It seems common these days that manufacturers have very limited supply, yet are pricing products as if there was no supply issue. Some examples:
o Xbox Series X and PS5 consoles are have very limited availability from retailers at their MSRP of $500, and are instead being scalped on eBay for upwards of $850 to $1300.
o Thinkpad AMD Ryzen 4xxx T series laptops have ship dates of more than 5 weeks, yet have massive black friday discounts.
o Apple M1 laptops with 16GB of RAM have ship dates a month out, and are not being sold at a substantial premium.
Why are manufacturers not taking profits when demand is so clearly outstripping supply? In the Xbox/PS5 case, its clear that scalpers are taking profits.
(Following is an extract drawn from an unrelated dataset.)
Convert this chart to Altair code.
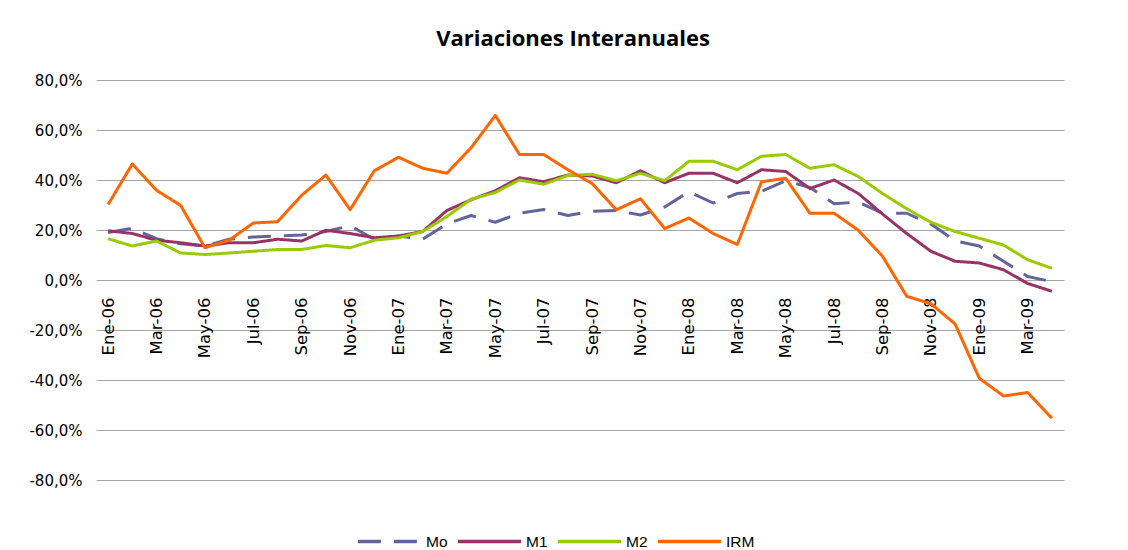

If the natural price of a PS5 is $800, isn't it better to just let me pay that via normal retail channels, and not have to deal with a potential scammer on Ebay?
Working in absolute perfection.
The question here really isn't about Supply and Demand, but product pricing, sales and marketing strategy. Where each on itself is a complete topic of its own.
What you are suggesting here, is that for example, Sony announced their First Batch of PS5 will go for retail price of $800, and two months later it will be back to normal $500.
Problem 1. There will still be scalpers, the market for first to own PS5 is a lot higher than $800. I could resell a PS5 right now for $1000 USD with queue in my front door.
Problem 2. Getting a $800 RSP may create lots of bad press and un-intended consequence for marketing.
Problem 3, Generally speaking having constantly sold out PS5 is a good marketing problem to have. Lots of opportunities to talk about the product. Hunger marketing is real.
Problem 4, An RSP of $800 or higher RSP will create opportunities for your competitor.
Apple has been getting very good at handling these sort of thing and the only way to stamp out most of the scalpers ( most, not all ) is to absolutely flood the market at first launch. Of course that partly only works because they are Apple, the best supply chain and logistic company in the world.